» EXERCISE AIM
Return all lines from the listing below in which the string "React" occurs.
────
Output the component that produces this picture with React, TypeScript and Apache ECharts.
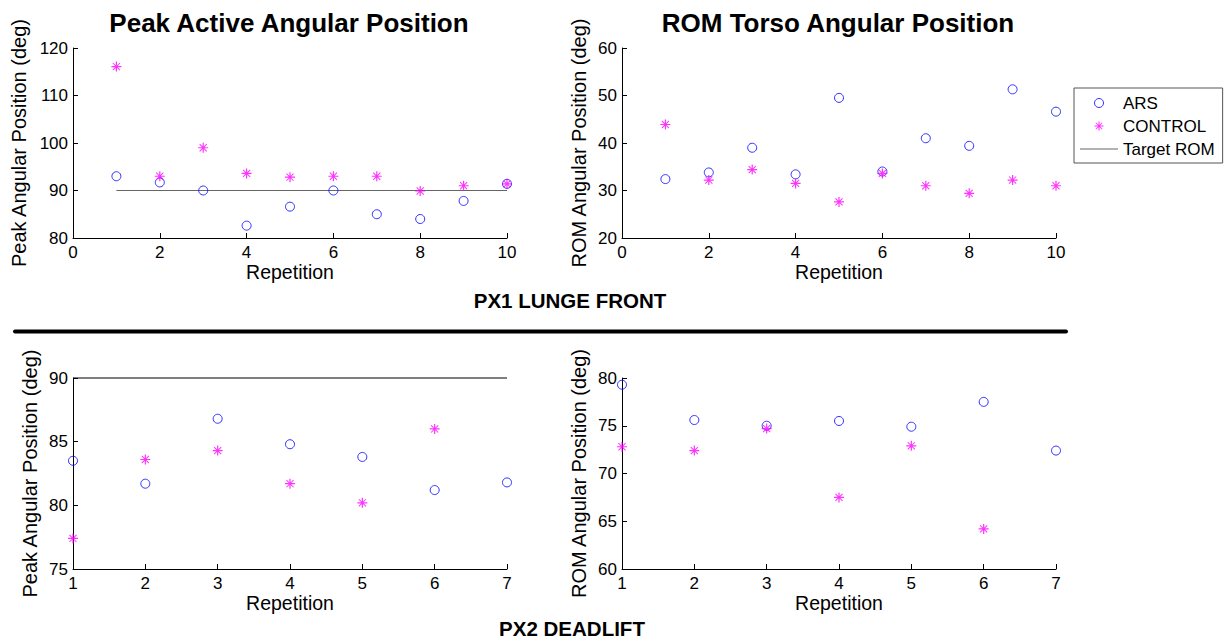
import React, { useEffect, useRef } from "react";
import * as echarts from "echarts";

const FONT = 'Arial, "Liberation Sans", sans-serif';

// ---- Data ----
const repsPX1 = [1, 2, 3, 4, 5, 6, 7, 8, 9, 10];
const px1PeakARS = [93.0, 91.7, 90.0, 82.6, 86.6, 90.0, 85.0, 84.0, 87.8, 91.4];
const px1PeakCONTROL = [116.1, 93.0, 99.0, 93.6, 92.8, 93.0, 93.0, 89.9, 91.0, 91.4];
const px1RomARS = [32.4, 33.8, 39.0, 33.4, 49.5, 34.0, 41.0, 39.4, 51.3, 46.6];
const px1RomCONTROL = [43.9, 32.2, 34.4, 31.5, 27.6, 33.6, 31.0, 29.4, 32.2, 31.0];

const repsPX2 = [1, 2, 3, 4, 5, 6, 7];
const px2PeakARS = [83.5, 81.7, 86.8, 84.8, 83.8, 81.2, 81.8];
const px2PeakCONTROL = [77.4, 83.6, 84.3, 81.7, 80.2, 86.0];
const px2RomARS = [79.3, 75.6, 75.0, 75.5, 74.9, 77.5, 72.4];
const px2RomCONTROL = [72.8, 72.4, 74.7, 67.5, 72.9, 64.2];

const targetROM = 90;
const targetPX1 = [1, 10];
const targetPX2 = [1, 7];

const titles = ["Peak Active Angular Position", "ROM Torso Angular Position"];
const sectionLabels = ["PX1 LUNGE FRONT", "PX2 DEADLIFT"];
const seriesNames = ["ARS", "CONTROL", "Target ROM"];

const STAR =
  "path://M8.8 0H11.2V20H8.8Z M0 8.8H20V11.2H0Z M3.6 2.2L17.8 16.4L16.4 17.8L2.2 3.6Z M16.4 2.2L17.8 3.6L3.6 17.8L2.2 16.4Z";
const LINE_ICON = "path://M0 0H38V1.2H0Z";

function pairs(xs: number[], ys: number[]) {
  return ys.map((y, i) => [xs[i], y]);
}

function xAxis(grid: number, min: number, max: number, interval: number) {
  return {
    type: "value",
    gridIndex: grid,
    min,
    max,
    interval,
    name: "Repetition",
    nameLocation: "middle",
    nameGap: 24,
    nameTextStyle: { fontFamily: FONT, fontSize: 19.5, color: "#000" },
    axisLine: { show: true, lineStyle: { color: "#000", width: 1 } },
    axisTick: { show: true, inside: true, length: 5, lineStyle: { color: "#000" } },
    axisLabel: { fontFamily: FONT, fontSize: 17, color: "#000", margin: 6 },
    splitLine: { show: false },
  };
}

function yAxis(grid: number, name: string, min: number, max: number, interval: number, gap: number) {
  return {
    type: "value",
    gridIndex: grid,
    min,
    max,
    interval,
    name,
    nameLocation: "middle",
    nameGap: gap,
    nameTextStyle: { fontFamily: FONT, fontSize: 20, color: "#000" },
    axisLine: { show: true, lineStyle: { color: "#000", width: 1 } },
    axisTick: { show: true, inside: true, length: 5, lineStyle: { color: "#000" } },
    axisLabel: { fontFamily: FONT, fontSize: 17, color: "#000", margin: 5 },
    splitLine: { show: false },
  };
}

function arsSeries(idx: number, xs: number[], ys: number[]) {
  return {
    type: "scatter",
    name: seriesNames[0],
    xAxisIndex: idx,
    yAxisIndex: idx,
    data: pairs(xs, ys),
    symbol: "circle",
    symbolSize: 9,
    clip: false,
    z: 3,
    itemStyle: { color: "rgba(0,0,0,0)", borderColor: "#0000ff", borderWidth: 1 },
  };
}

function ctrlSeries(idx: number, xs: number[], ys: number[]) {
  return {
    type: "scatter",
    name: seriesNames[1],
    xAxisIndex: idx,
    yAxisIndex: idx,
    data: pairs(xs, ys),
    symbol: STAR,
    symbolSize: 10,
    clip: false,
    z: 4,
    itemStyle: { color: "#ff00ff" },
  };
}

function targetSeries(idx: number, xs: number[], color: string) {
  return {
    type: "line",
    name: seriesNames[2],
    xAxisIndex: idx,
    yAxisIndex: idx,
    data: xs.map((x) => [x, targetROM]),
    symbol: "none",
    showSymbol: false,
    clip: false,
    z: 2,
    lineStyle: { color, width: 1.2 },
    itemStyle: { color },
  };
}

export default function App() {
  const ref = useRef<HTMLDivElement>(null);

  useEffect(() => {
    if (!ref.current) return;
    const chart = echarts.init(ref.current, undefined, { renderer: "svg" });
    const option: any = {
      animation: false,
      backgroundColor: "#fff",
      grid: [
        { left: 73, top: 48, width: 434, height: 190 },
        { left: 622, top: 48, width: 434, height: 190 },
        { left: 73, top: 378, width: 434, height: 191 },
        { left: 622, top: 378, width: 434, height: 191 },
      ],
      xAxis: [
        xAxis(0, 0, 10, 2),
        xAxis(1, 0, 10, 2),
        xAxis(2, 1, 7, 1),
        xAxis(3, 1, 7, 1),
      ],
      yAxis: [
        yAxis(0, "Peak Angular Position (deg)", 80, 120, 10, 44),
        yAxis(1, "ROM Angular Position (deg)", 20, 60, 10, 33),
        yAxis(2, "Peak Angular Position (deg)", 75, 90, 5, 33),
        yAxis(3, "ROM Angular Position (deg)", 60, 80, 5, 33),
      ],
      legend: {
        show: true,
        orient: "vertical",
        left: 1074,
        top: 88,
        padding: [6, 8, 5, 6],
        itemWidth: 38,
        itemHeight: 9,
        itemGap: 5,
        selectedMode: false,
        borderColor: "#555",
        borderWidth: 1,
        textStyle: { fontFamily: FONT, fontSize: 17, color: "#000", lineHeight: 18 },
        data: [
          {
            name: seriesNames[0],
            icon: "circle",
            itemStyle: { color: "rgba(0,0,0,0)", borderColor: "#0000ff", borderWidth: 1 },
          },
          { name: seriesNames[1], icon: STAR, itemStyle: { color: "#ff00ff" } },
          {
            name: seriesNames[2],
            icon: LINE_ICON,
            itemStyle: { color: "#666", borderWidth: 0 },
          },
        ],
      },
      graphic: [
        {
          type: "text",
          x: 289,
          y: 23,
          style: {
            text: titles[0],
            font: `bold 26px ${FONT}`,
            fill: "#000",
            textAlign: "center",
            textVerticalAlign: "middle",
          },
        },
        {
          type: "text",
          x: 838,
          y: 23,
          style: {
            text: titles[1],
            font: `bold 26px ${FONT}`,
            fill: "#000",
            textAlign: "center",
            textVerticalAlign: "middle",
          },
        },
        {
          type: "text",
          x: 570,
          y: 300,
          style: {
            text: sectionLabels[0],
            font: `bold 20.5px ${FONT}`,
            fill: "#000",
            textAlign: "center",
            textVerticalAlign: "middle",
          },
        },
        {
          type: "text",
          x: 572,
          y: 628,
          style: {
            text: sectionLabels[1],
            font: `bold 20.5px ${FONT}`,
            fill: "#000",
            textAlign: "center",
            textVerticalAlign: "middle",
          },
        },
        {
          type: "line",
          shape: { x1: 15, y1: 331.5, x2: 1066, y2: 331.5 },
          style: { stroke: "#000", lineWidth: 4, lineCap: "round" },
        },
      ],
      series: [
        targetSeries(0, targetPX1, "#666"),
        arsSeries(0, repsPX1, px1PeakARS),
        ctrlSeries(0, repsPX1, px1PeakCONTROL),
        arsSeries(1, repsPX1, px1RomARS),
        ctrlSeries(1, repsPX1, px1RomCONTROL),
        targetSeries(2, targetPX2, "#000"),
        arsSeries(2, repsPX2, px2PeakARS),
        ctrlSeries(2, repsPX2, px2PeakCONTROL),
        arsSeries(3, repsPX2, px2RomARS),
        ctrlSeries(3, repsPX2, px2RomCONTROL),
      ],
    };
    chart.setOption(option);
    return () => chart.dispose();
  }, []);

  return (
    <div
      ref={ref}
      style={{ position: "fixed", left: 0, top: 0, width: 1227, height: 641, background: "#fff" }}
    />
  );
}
────
» REPLY
Output the component that produces this picture with React, TypeScript and Apache ECharts.
import React, { useEffect, useRef } from "react";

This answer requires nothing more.